La sua razza la sappiamo, così le sue eroica gesta giovanili. Così i suoi compagni e le tv e i salotti dei francesi – oggi cauti perchè richiederebbe coraggio difenderlo ed è materia loro estranea.
Sappiamo la sua vanità decadente, il ciuffo vezzoso dell’attore d’essay, tronfio alle telecamere.
Squallida feccia lo sostanzia, l’occhio lacrimoso a tentare una difesa, accusare compagni e abbozzare scuse. Combattere non si addice alle signorine.
L’Italia rivuole il suo parto marcio per rimproverargli la nascita, scaricargli la responsabilità di essere stata quello che è stata, la puttana dell’invasore, dell’aver generato e coccolato l’immonda prole antifascista.
Se la godeva, dalla stanzetta del casino che i liberatori le avevano costruito – con l’insegna lampeggiante “repubblica italiana” – se la godeva, la puttana, a gettare in strada giovani vergini folli di sacra libido, fame di lei. Cosa non fare
per renderla felice e congiungersi, nel nome degli ideali assassini che lagenerarono!
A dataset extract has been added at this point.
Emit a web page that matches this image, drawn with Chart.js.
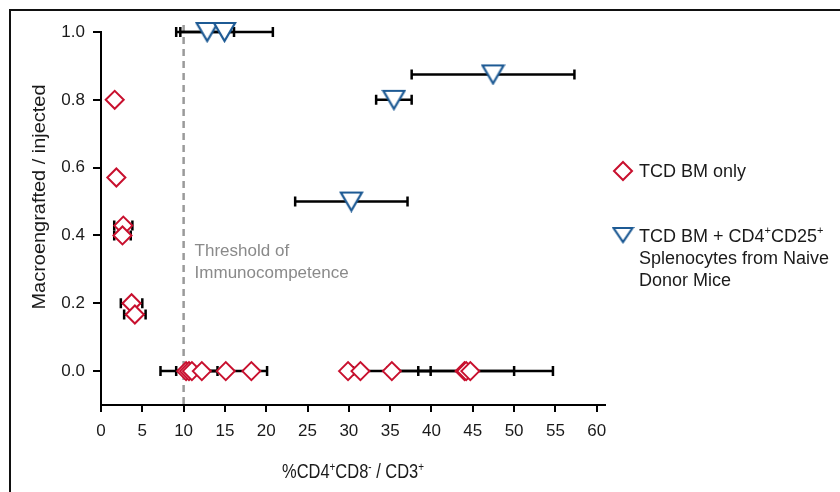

Sparare, uccidere, brigare.
Oggi che invecchia eccola a chieder conto, dimentica di chi era.
Oggi che ha 64 anni la sua sostanza rancida straborda, non piace, così prova ad accattivare col moralismo giustizialista. Per sgherri non i giovani virgulti di un tempo, ma vecchi rottami dei soviet, e quelli che la bramavano, repressi, sotto le insegne del MSI.  Con lei, a strillar di forche per il feto abortito.
Un tempo, si dice, far la puttana era opera di gran dignità.